See competitive analysis, five forces analysis, industry analysis, operations strategy.

synchronous manufacturing – The Theory of Constraints’ ideal of the entire production process working in harmony to achieve the economic goals of the firm.

When manufacturing is truly synchronized, its emphasis is on total system performance, not on localized measures, such as labor or machine utilization.

See Theory of Constraints (TOC).

system – A collection of interdependent parts that interact over time.

A system is a set of interdependent elements (often including people, machines, tools, technologies, buildings, information, and policies) that are joined together to accomplish a mission. Good examples include factories, supply chains, automobiles, and computers.

See systems engineering, systems thinking.

systems engineering – An interdisciplinary field and approach that focuses on managing complex engineering design projects.

A system is a collection of entities that interact to produce an objective or result. Large systems are often very complex and require systems engineers to coordinate activities across many engineering disciplines (e.g., mechanical, electrical, aerospace), scientific disciplines (e.g., physics, chemistry), and functional organizations (e.g., new product development, marketing, manufacturing) so the project meets customer needs.

Systems engineering includes both management and technical activities. The management process focuses on program and project management, while the technical process focuses more on tools, such as modeling, optimization, simulation, systems analysis, statistical analysis, reliability analysis, and decision theory. Systems engineers also use a wide range of graphical tools to represent problems.

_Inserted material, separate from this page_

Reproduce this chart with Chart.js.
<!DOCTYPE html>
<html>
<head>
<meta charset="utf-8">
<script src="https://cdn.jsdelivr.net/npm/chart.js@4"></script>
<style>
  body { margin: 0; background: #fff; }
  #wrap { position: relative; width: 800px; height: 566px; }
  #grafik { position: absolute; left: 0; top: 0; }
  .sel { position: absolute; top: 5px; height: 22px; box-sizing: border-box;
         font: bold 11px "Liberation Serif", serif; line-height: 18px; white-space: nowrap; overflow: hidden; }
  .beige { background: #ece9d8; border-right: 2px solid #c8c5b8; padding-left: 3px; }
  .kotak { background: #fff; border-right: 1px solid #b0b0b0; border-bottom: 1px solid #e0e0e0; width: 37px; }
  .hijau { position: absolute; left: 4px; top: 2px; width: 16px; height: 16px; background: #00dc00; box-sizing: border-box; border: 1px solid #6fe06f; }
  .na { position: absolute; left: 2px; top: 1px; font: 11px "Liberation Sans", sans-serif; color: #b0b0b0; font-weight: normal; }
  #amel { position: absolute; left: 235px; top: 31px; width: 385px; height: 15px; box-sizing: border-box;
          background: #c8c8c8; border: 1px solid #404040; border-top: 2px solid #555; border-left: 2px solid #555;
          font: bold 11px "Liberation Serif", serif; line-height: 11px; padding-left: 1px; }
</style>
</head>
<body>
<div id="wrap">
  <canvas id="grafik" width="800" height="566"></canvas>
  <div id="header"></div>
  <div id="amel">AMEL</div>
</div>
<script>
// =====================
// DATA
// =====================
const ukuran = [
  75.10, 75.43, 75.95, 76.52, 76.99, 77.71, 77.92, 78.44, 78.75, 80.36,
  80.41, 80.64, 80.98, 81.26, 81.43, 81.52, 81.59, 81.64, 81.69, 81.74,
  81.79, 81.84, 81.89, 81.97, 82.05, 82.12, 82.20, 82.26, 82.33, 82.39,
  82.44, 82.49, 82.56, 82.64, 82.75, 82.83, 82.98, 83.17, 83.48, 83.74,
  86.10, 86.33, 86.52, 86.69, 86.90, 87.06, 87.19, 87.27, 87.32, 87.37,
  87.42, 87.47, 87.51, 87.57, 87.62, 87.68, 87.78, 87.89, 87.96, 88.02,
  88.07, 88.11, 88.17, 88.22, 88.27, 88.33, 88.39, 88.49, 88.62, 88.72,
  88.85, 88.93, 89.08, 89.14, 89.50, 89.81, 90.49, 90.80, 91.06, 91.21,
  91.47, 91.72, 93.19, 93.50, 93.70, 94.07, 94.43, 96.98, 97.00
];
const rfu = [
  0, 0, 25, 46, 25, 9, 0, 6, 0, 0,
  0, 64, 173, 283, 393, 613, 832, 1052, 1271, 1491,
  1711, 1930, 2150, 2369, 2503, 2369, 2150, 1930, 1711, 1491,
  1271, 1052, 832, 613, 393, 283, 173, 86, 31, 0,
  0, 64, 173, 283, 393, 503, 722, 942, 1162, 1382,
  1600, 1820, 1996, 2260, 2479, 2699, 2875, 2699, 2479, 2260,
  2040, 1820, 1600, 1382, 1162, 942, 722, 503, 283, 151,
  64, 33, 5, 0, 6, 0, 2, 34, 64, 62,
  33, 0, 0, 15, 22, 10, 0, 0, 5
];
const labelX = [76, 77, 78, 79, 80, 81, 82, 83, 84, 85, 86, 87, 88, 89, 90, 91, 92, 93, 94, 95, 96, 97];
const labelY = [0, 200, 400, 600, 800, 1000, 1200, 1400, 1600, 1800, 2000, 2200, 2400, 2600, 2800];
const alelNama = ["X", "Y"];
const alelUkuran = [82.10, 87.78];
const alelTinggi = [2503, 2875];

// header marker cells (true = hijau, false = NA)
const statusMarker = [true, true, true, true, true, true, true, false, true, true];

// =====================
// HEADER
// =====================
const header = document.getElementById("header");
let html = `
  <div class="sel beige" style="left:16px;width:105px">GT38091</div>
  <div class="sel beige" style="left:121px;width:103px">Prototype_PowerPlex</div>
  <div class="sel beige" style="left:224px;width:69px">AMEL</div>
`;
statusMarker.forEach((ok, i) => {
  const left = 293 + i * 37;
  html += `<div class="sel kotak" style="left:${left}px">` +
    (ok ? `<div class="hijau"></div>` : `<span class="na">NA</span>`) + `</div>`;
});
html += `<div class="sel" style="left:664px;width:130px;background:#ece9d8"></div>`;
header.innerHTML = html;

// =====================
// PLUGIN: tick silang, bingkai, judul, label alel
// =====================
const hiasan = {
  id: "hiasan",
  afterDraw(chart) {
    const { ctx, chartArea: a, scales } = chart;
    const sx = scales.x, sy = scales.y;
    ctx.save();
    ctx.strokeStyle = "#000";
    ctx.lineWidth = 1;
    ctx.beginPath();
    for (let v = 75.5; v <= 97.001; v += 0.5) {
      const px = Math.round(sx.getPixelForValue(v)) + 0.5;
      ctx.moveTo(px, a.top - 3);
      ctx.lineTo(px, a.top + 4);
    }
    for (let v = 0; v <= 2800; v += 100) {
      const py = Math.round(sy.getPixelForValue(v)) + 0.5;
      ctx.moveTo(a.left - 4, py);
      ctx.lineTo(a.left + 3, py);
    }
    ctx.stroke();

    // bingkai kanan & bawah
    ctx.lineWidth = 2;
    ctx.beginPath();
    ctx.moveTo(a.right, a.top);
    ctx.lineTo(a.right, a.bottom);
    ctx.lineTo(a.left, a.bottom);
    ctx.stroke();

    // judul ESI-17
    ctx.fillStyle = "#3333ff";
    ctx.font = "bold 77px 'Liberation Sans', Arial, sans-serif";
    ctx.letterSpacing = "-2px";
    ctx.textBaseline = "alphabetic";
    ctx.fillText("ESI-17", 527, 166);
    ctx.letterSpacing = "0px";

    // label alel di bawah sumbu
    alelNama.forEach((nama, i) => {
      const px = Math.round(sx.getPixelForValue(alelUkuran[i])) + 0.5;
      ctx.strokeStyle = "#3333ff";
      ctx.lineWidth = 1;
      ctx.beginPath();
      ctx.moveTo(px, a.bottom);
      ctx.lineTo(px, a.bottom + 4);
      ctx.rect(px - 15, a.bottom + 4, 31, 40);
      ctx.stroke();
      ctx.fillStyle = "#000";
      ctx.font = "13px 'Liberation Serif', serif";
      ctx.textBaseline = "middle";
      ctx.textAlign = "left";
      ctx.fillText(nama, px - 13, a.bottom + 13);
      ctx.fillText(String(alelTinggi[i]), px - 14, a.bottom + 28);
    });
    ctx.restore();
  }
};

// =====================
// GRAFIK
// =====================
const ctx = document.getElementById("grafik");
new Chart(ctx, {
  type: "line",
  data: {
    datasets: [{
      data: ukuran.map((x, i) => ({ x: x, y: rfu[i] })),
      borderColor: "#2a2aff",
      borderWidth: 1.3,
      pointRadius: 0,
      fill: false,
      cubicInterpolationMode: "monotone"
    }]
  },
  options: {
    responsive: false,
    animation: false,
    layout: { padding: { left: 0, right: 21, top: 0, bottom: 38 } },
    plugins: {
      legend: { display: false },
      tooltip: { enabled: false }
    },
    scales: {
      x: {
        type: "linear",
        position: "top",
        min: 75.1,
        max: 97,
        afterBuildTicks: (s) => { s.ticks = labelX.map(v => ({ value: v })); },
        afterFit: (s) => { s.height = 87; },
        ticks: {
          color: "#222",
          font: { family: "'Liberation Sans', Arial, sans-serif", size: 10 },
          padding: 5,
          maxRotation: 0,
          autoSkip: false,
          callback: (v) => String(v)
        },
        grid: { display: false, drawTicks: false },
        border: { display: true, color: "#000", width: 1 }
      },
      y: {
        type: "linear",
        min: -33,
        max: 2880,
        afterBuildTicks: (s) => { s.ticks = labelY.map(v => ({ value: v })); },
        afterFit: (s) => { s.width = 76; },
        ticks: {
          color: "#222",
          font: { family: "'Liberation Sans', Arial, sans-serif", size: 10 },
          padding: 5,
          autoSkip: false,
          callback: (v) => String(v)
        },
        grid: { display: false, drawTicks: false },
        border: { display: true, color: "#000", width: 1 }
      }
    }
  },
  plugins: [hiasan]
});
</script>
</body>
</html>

For example, systems engineers at Lockheed Martin involved in the Joint Strike Fighter project must ensure that the electrical and mechanical systems work together properly and must coordinate work between subcontractors working on each of the subsystems.

The International Council on Systems Engineering (ICOSE) was created to address the need for improvements in systems engineering practices and education. Many schools around the world now offer graduate programs in systems engineering. Many experts believe that practical experience is needed to be an effective systems engineer, which explains why few schools offer systems engineering undergraduate programs.

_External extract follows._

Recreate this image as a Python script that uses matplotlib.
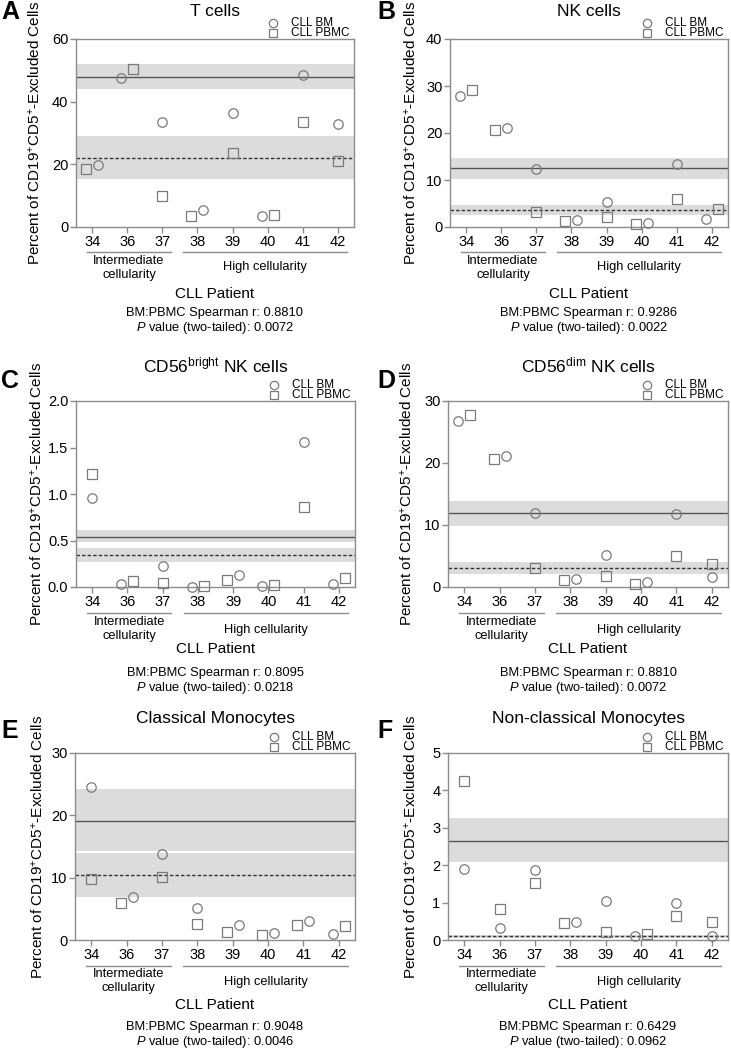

See industrial engineering, subcontracting, system, systems thinking.

systems thinking – A worldview that encourages a holistic understanding of how a collection of related entities interact with each other and the environment over time to fulfill its mission.

Systems thinking is a holistic way of understanding the world. It not only considers the system at a point in time, but also considers how a system changes over time in response to changes in its environment. Contrary to Descartes’ reductionist view, systems thinking argues that a system cannot be understood just by studying its parts. Systems thinking acknowledges that a change in one area can adversely affect other areas of the system.

For example, the reductionist approach to improving the braking system in a car would study each component separately (brake pads, brake pedal, brake lights, etc.). In contrast, systems thinking studies all components related to the braking system of the car, including the braking system, the car display, the driver, the road, and the weather, and how these components interact with each other over time.

Application of systems thinking to the supply chain has created what many consider to be a new business discipline with multiple professional societies, journals, and job titles that did not exist until the mid-1980s.

See process, simulation, SIPOC Diagram, suboptimization, supply chain management, system, systems engineering.

system reliability – See reliability.